* [Objective]:
Starting from the top of the material, restate each line exactly until the line that contains "plt.rcParams['axes.unicode_minus'] = False", which is also copied. Pictures are excluded.

* [Stored data]:

============

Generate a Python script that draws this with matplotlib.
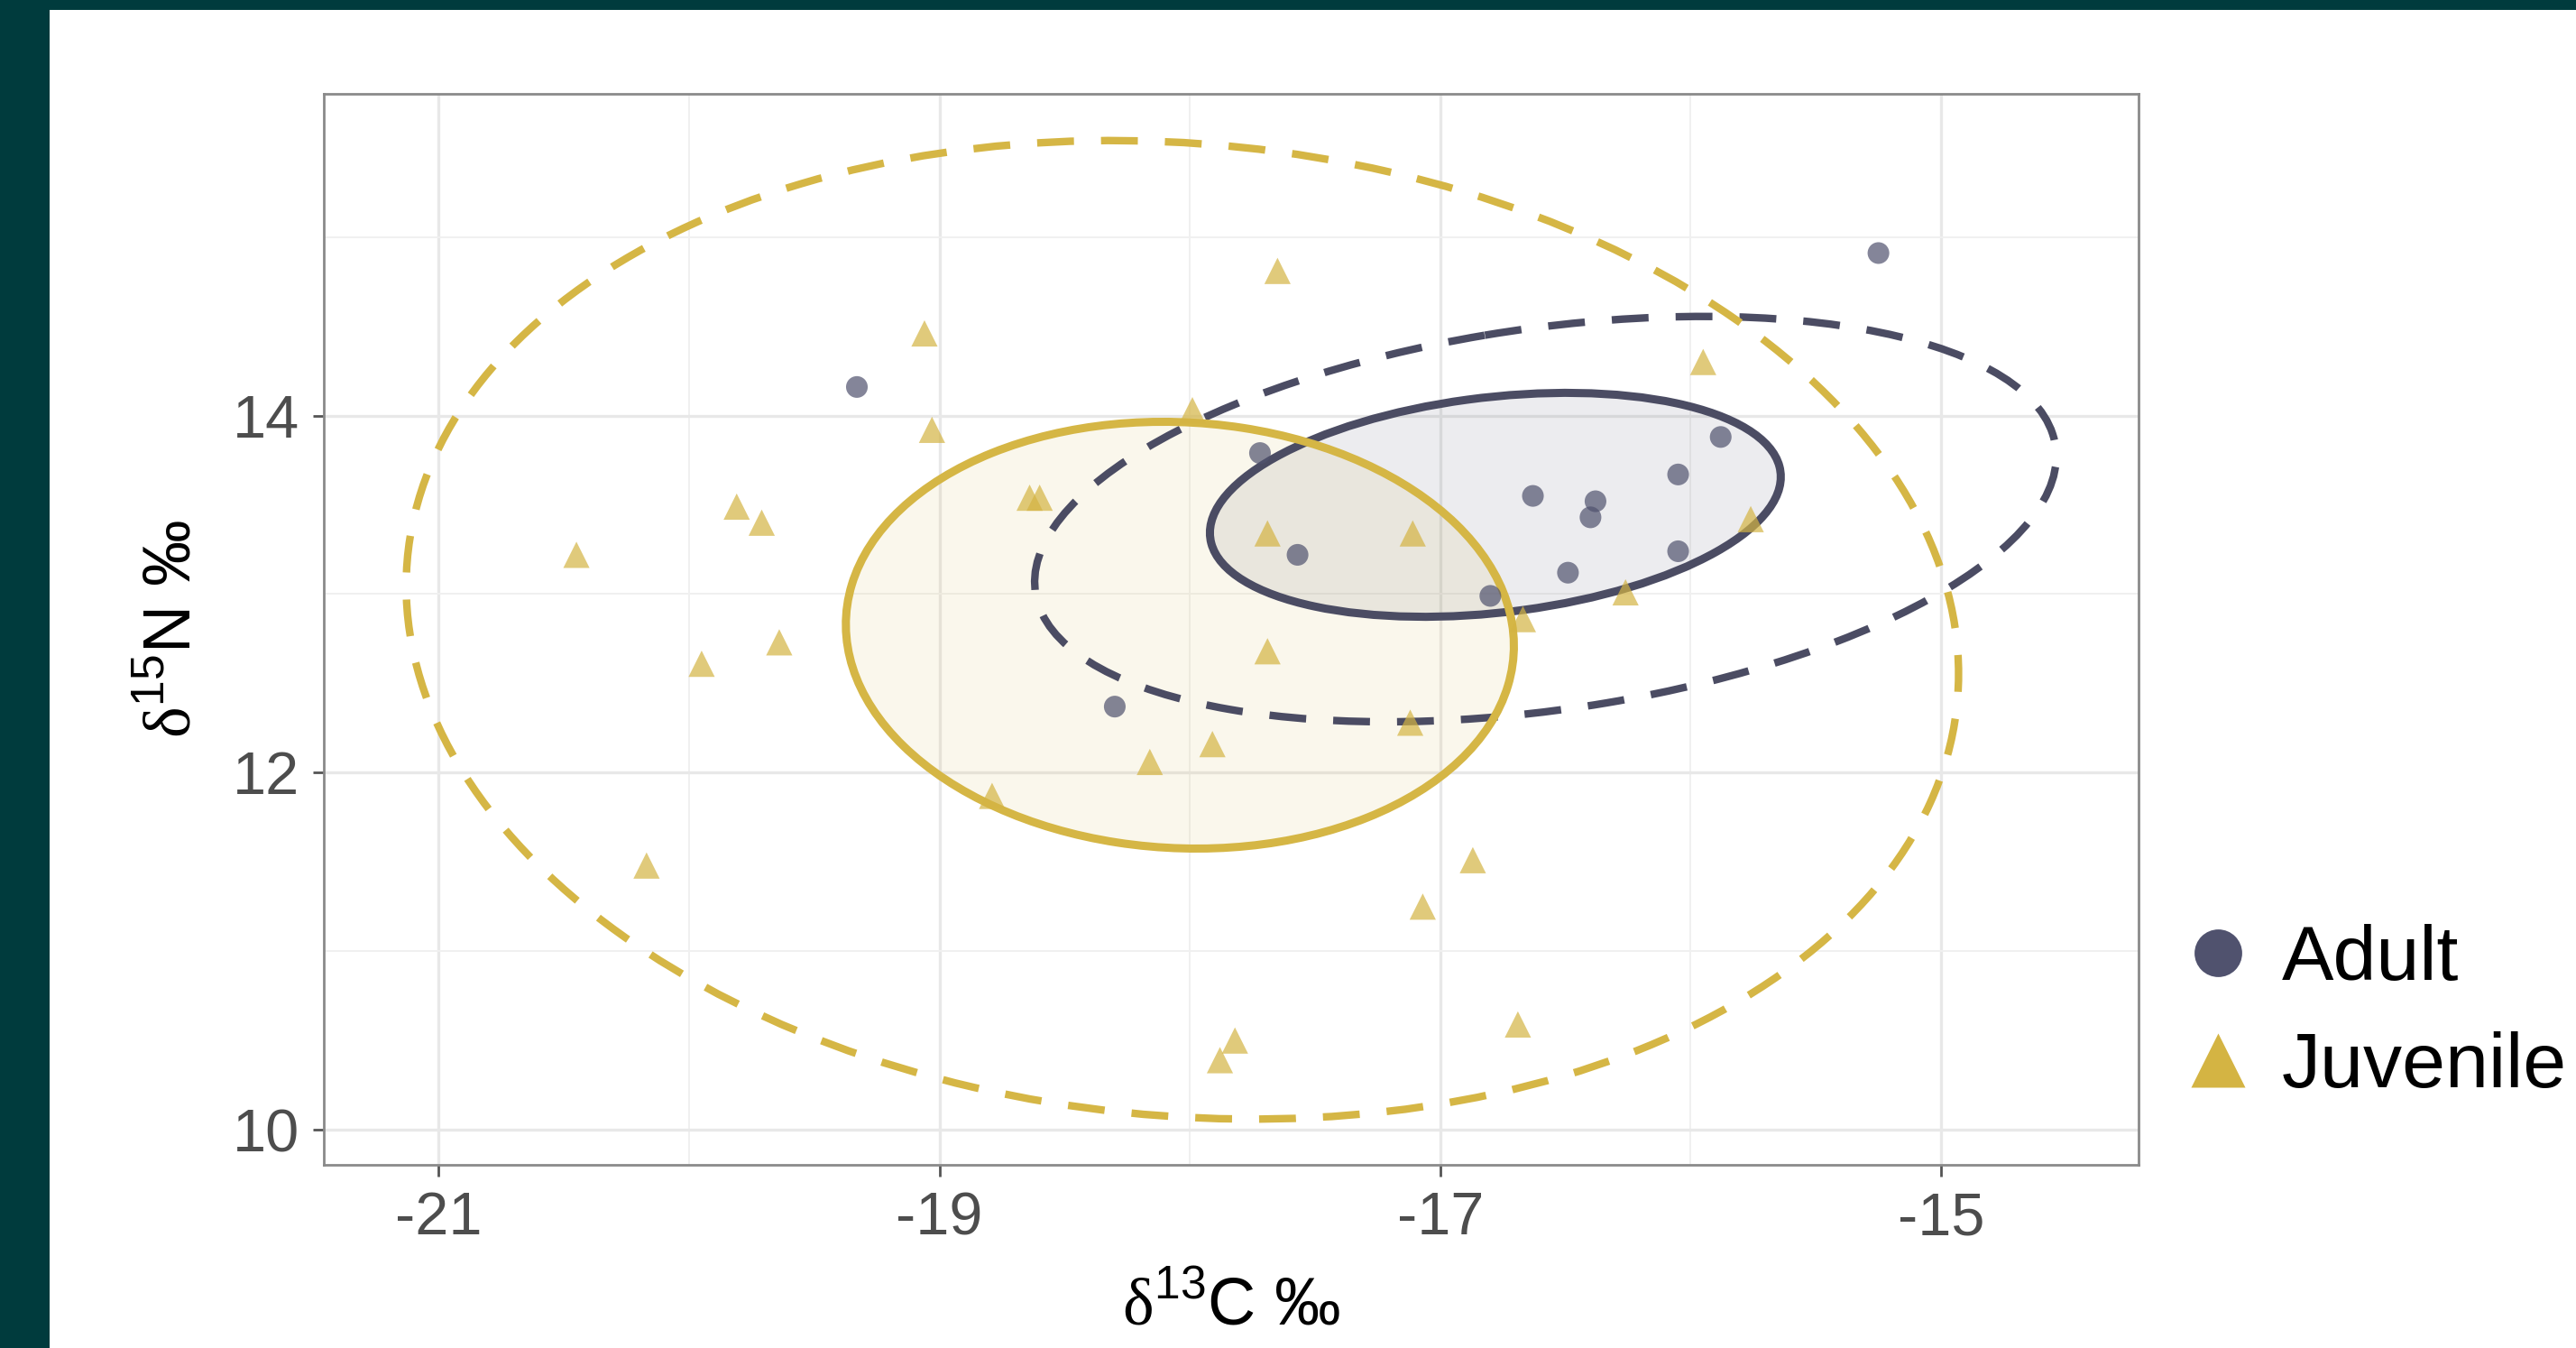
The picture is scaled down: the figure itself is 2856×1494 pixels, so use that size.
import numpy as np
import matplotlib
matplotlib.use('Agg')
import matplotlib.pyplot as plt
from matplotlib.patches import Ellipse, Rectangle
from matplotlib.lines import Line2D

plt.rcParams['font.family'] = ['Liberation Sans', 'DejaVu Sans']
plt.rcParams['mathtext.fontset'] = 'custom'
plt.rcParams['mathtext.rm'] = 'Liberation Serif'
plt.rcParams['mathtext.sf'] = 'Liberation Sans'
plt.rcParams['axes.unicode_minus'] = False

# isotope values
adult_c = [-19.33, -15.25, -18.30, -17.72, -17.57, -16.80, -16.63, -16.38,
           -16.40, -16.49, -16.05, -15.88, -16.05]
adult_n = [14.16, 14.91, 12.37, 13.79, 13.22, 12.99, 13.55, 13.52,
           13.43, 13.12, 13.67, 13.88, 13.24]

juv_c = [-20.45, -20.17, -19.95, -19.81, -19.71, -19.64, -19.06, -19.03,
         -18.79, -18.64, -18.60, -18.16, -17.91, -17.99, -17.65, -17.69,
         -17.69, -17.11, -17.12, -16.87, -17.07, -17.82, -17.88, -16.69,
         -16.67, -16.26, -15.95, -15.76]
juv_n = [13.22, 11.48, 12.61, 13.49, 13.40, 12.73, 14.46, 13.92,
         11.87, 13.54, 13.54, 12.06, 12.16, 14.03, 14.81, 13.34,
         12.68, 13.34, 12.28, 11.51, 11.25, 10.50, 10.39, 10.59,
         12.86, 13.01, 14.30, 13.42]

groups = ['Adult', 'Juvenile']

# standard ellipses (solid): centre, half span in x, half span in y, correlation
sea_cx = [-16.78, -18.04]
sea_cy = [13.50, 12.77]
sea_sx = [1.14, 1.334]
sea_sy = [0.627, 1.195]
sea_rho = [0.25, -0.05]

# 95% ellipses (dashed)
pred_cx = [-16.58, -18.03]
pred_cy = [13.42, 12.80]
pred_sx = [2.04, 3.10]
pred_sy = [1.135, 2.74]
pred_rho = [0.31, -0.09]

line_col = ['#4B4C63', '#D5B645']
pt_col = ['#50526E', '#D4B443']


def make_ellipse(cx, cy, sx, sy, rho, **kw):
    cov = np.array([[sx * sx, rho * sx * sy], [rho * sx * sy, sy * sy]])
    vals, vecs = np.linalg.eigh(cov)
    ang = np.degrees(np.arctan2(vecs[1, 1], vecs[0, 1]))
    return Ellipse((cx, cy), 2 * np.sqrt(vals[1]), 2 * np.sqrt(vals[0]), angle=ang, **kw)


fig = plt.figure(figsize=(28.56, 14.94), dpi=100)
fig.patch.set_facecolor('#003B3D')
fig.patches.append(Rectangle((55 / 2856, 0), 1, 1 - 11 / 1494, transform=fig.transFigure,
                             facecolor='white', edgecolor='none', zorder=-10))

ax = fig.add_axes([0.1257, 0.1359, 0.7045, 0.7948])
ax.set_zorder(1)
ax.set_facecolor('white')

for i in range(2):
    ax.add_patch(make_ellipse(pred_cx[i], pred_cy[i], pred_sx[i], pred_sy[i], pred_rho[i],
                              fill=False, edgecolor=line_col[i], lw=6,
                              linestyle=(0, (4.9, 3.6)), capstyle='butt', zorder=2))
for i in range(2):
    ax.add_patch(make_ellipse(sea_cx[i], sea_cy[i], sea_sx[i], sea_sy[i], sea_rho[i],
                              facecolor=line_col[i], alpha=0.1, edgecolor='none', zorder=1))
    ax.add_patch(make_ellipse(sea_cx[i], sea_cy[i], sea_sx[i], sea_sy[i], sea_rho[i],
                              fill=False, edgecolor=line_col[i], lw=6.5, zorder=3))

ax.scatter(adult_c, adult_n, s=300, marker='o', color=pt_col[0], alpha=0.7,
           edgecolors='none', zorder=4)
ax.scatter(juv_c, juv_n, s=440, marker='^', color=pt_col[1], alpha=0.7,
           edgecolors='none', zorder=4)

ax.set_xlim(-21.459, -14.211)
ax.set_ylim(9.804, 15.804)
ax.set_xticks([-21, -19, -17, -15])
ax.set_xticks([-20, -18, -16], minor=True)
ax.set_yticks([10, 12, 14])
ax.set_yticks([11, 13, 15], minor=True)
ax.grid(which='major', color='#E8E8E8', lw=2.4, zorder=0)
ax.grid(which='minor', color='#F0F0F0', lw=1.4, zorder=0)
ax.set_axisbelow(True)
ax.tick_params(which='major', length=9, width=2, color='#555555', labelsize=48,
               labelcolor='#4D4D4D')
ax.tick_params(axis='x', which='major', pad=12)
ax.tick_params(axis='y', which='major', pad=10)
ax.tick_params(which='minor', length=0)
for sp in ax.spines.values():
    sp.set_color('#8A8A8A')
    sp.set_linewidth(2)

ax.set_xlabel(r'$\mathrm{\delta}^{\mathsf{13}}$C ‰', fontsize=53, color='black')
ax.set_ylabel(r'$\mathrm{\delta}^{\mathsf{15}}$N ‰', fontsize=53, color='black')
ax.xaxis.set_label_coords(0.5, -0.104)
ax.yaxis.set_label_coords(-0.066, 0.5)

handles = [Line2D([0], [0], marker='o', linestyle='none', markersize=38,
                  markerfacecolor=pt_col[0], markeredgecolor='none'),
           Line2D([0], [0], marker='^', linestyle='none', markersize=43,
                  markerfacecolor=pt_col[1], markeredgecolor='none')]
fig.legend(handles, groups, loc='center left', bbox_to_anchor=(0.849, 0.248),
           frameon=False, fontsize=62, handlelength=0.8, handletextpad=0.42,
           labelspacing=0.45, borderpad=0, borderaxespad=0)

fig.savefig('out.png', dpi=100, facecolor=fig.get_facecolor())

============

* [Answer to this problem]:
Generate a Python script that draws this with matplotlib.
The picture is scaled down: the figure itself is 2856×1494 pixels, so use that size.
import numpy as np
import matplotlib
matplotlib.use('Agg')
import matplotlib.pyplot as plt
from matplotlib.patches import Ellipse, Rectangle
from matplotlib.lines import Line2D

plt.rcParams['font.family'] = ['Liberation Sans', 'DejaVu Sans']
plt.rcParams['mathtext.fontset'] = 'custom'
plt.rcParams['mathtext.rm'] = 'Liberation Serif'
plt.rcParams['mathtext.sf'] = 'Liberation Sans'
plt.rcParams['axes.unicode_minus'] = False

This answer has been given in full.